While Scream 3 may be ranked the lowest on this list, it’s important to remember that the Scream series has shown considerable quality control throughout its run; there’s no comparing convoluted, entertaining Scream 3 to other horror series’ low points like Freddie‘s Dead: The Final Nightmare or the abysmal Halloween Kills.

The best part: Parker Posey is hilarious as “Jennifer Jolie,” a ruthlessly selfish starlet playing a watered-down Gale Weathers in the Stab films. Many actors in the supporting cast of Scream 3 seem unsure if they’re in a horror movie or a spoof of one (and that’s probably the script’s fault). Posey reads the room, and when she’s onscreen, Scream 3 is more confident.

Scream 2 (1997)
The wildfire, leggy box-office success of the original film (it grossed $173 million, or well over $300 million today) inspired producers to rush a sequel out less than a year after the first. Especially when taking this into account, it’s miraculous Scream 2 was a worthy successor—lighter on its feet, but red-blooded and tense, too. The returning characters have plenty to do, and the violent death of Randy (Jamie Kennedy) is one of the series’ most surprising and memorable.

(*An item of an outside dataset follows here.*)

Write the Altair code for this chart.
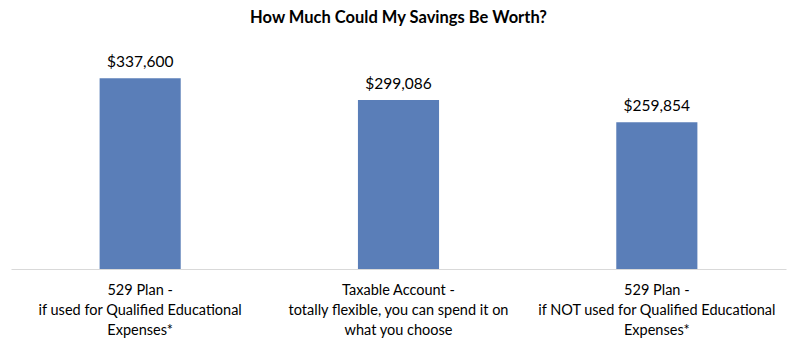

Scream pictures are full of red herrings that mostly just add to the fun of trying to guess whodunit, but Scream 2 is notably less gratifying than the first because the identities of the killers aren’t guessable; we get a lot of back-end plot information that’s satisfying enough—it’s not like we feel outright cheated—but it’s nothing like the tag-team reveal of damaged, pop-culture-obsessed kids Skeet Ulrich and Matthew Lillard from the original. At a full two hours, Scream 2 is at least 10 minutes too long—but still, it’s easily one of the slickest slasher movies ever made.

Related: We Ranked the 151 Best Horror Movies Ever—From Frankenstein to Malignant

The best part: Scenes from movie-within-a-movie Stab are used sparingly, to great effect. Playing a version of themselves playing slasher movie fodder, Luke Wilson, Tori Spelling and Heather Graham are wickedly deadpan.